Já Breno Altman (PT-SP), editor do Opera Mundi, chegou a postar no sábado “Paulista cheia contra Bolsonaro”. No dia seguinte, voltaria atrás: “O realismo obriga a reconhecer: o 2 de outubro foi fraco. A razão principal é simples: os setores populares não acreditam que o impeachment seja possível e se voltam para as eleições de 2022 como saída para a crise”. Já Rogério Tomaz Jr. articulista de esquerda e militante brasileiro radicado em Buenos Aires, iria além. Ao testemunhar ao vivo uma marcha local da oposição de esquerda trotskista na capital argentina, se entusiasmaria com o número de pessoas e diria: “colocaram mais gente na rua num dia de semana contra um governo progressista do que os atos em qualquer cidade do Brasil no #2OutForaBolsonaro”.

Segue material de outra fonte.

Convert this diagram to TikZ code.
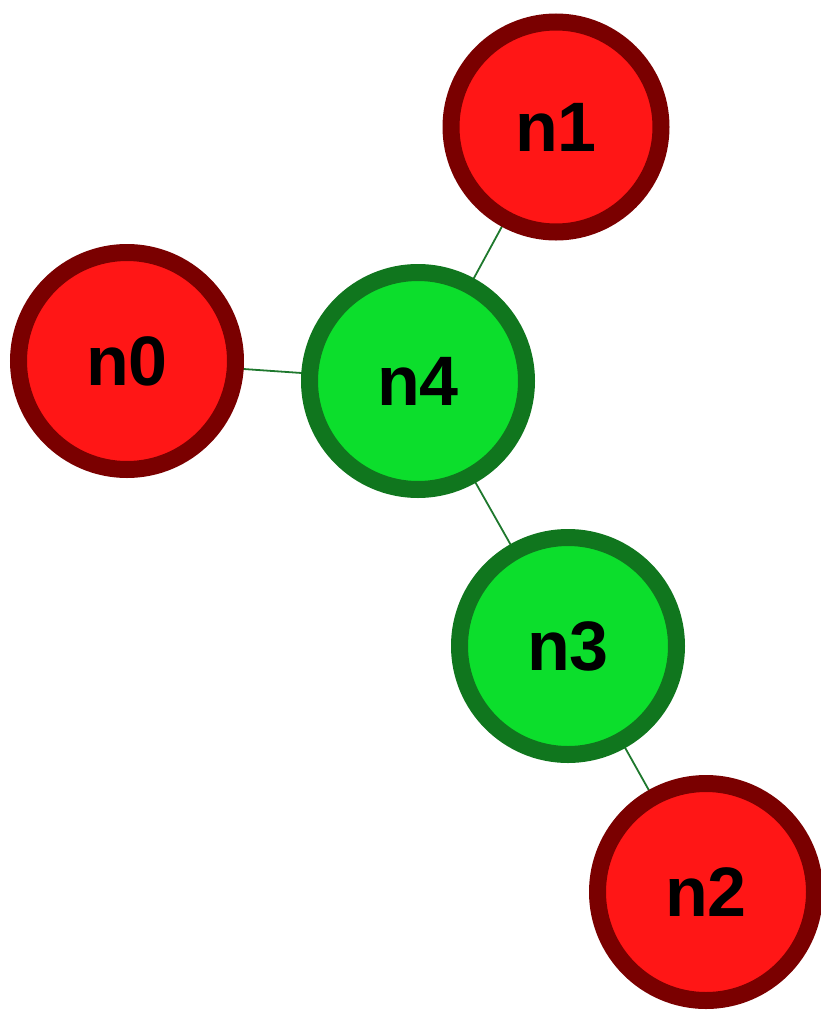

Não cabe aqui tentar entender as motivações que levaram alguns comunicadores, lideranças e militantes da esquerda a adotar a narrativa do fracasso de 2 de outubro – desinformação, influência do que leram por aí, uma agenda política preferentemente eleitoral, a simples constatação de que não temos apoio político suficiente para levar adiante um impeachment, a conjunção desses fatores… Fato é que seu ponto de vista é indício visível de que a narrativa da imprensa corporativa tem seus ecos dentro da própria esquerda, e distorcer a realidade para ajustá-la a uma ideia não costuma ser boa política.